Hm is that even the code btw that you are supposed to run cljs tests with?

Stuart21:05:50

you mean I shouldn't be using (deftest) and (run-tests) to write cljs tests?

emilaasa21:05:55

I have no experience writing cljs at all but I've been surprised before - sec

emilaasa21:05:27

(ns my-project.tests
  (:require [cljs.test :refer-macros [deftest is testing run-tests]]))

emilaasa21:05:33

Is that how you require it?

emilaasa21:05:51

I went and read the source for clojure test code 🙂

emilaasa21:05:05

Instead of cljs.test

emilaasa21:05:47

But it looks like the same deal

Stuart21:05:48

I have this

(ns test.interpreter-tests
  (:require [cljs.test :refer [deftest is testing run-tests test-ns]]
            [exfn.interpreter :refer [interpret build-symbol-table mov math-func get-parity]]))

Stuart21:05:16

yeah, that looks the same

emilaasa21:05:37

I'm out of my depth - I think you're doing the right thing and it's hopefully some REPL state messing you up before

emilaasa21:05:24

Seems to be quite a bit more complicated the code in cljs 😄

practicalli-johnny07:05:02

There is great value in running tests via the REPL and externally via the command line (possibly by a watcher).
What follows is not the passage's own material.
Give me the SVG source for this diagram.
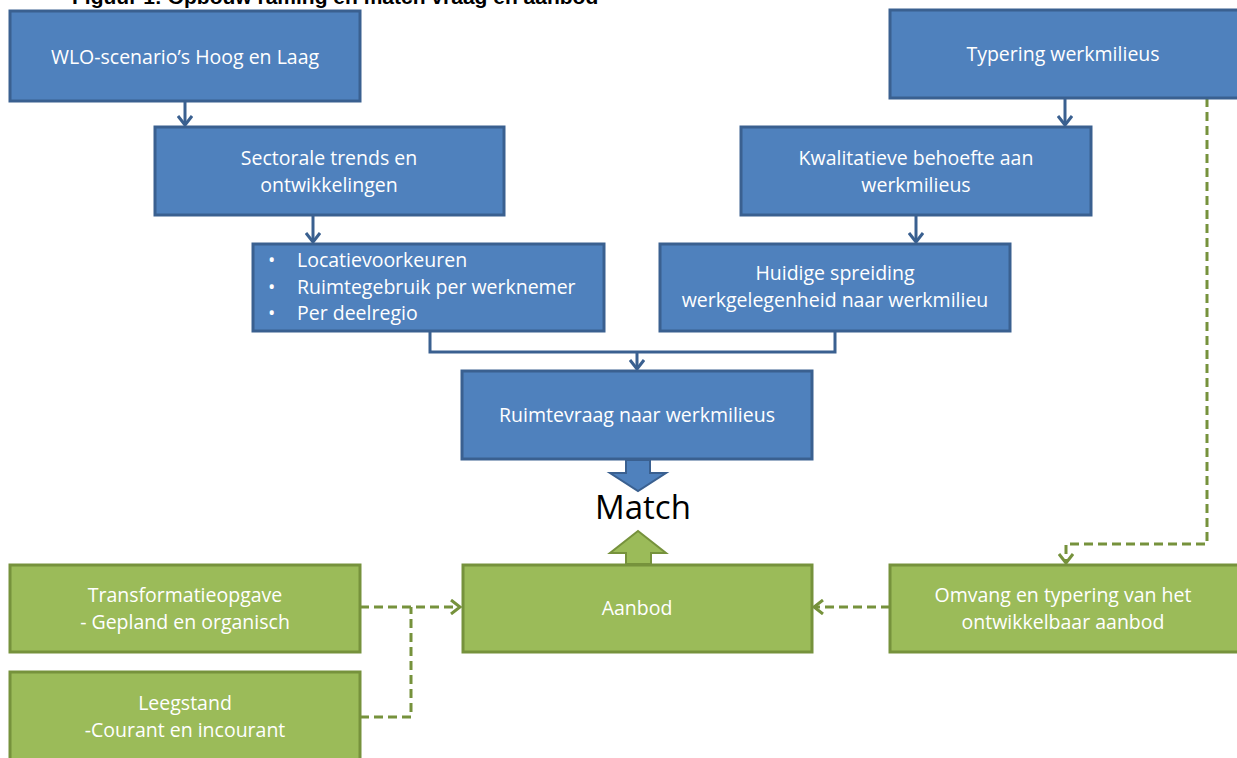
<svg xmlns="http://www.w3.org/2000/svg" width="1237" height="758" viewBox="0 0 1237 758">
<defs>
<style>
.b{fill:#4F81BD;stroke:#3A6090;stroke-width:3}
.g{fill:#9BBB59;stroke:#76923C;stroke-width:3}
.t{font-family:"Open Sans","Liberation Sans",sans-serif;font-size:19.5px;fill:#FFFFFF;text-anchor:middle}
.tl{font-family:"Open Sans","Liberation Sans",sans-serif;font-size:19.5px;fill:#FFFFFF}
.bc{fill:none;stroke:#3A6090;stroke-width:3}
.gc{fill:none;stroke:#76923C;stroke-width:3;stroke-dasharray:9,5}
</style>
<marker id="ab" markerWidth="16" markerHeight="16" refX="11" refY="8" orient="auto" markerUnits="userSpaceOnUse">
<path d="M2,1 L11,8 L2,15" fill="none" stroke="#3A6090" stroke-width="3"/>
</marker>
<marker id="ag" markerWidth="16" markerHeight="16" refX="11" refY="8" orient="auto" markerUnits="userSpaceOnUse">
<path d="M2,1 L11,8 L2,15" fill="none" stroke="#76923C" stroke-width="3"/>
</marker>
</defs>
<rect width="1237" height="758" fill="#FFFFFF"/>
<text x="72" y="4" font-family="Liberation Sans,Arial,sans-serif" font-size="21" font-weight="bold" fill="#000">Figuur 1: Opbouw raming en match vraag en aanbod</text>

<g id="connectors">
<line class="bc" x1="185" y1="101" x2="185" y2="125" marker-end="url(#ab)"/>
<line class="bc" x1="313" y1="215" x2="313" y2="242" marker-end="url(#ab)"/>
<line class="bc" x1="1065" y1="98" x2="1065" y2="125" marker-end="url(#ab)"/>
<line class="bc" x1="916" y1="215" x2="916" y2="242" marker-end="url(#ab)"/>
<polyline class="bc" points="430,331 430,352 835,352 835,331"/>
<line class="bc" x1="637" y1="352" x2="637" y2="369" marker-end="url(#ab)"/>
<path d="M626,460 L650,460 L650,473 L666,473 L638,491 L610,473 L626,473 Z" fill="#4F81BD" stroke="#3A6090" stroke-width="2"/>
<path d="M626,564 L651,564 L651,553 L666,553 L638,531 L610,553 L626,553 Z" fill="#9BBB59" stroke="#76923C" stroke-width="2"/>
<polyline class="gc" points="1207,98 1207,544 1066,544 1066,563" marker-end="url(#ag)"/>
<line class="gc" x1="890" y1="607" x2="814" y2="607" marker-end="url(#ag)"/>
<line class="gc" x1="360" y1="607" x2="460" y2="607" marker-end="url(#ag)"/>
<polyline class="gc" points="360,717 411,717 411,607"/>
</g>

<g id="n-wlo"><rect class="b" x="10" y="11" width="350" height="90"/><text class="t" x="185" y="64">WLO-scenario’s Hoog en Laag</text></g>
<g id="n-typering"><rect class="b" x="890" y="10" width="350" height="88"/><text class="t" x="1063" y="61">Typering werkmilieus</text></g>
<g id="n-sectorale"><rect class="b" x="155" y="127" width="349" height="88"/><text class="t" x="329" y="165">Sectorale trends en</text><text class="t" x="329" y="192">ontwikkelingen</text></g>
<g id="n-kwalitatieve"><rect class="b" x="741" y="127" width="350" height="88"/><text class="t" x="916" y="165">Kwalitatieve behoefte aan</text><text class="t" x="916" y="192">werkmilieus</text></g>
<g id="n-bullets"><rect class="b" x="253" y="244" width="351" height="87"/>
<text class="tl" x="268" y="267">•</text><text class="tl" x="297" y="267">Locatievoorkeuren</text>
<text class="tl" x="268" y="294">•</text><text class="tl" x="297" y="294">Ruimtegebruik per werknemer</text>
<text class="tl" x="268" y="320">•</text><text class="tl" x="297" y="320">Per deelregio</text></g>
<g id="n-huidige"><rect class="b" x="660" y="244" width="350" height="87"/><text class="t" x="835" y="280">Huidige spreiding</text><text class="t" x="835" y="307">werkgelegenheid  naar werkmilieu</text></g>
<g id="n-ruimtevraag"><rect class="b" x="462" y="371" width="350" height="88"/><text class="t" x="637" y="422">Ruimtevraag naar werkmilieus</text></g>
<g id="n-match"><text x="643" y="519" font-family="Open Sans,Liberation Sans,sans-serif" font-size="33" fill="#000" text-anchor="middle">Match</text></g>
<g id="n-aanbod"><rect class="g" x="463" y="565" width="349" height="87"/><text class="t" x="637" y="615">Aanbod</text></g>
<g id="n-transformatie"><rect class="g" x="10" y="565" width="350" height="87"/><text class="t" x="185" y="602">Transformatieopgave</text><text class="t" x="185" y="629">- Gepland en organisch</text></g>
<g id="n-leegstand"><rect class="g" x="10" y="672" width="350" height="95"/><text class="t" x="185" y="710">Leegstand</text><text class="t" x="185" y="737">-Courant en incourant</text></g>
<g id="n-omvang"><rect class="g" x="890" y="565" width="350" height="87"/><text class="t" x="1063" y="602">Omvang en typering van het</text><text class="t" x="1063" y="629">ontwikkelbaar aanbod</text></g>
</svg>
I run selective tests (specific namespace, individual deftest) predominantly in the REPL during development and run all tests (including integration tests) via the command line before pushing commits (or if I get unexpected errors or longer running test suite) I run tests within the REPL using a connected editor. This avoids context switching to an external tool, although does require changes to be evaluated before they can be tested. You must manually ensure the REPL is in sync with the saved source code before committing changes. I use Kaocha test runner to run tests via the command line, which always tests code saved to disk, so uses a clearly defined state. This clearly defined state is especially valuable for integration tests. The CLI approach is also more robust for longer running tests than running within an editor. Running tests on the should be able to emulate the test step of a CI/CD service, providing a means to debug issues with such a service.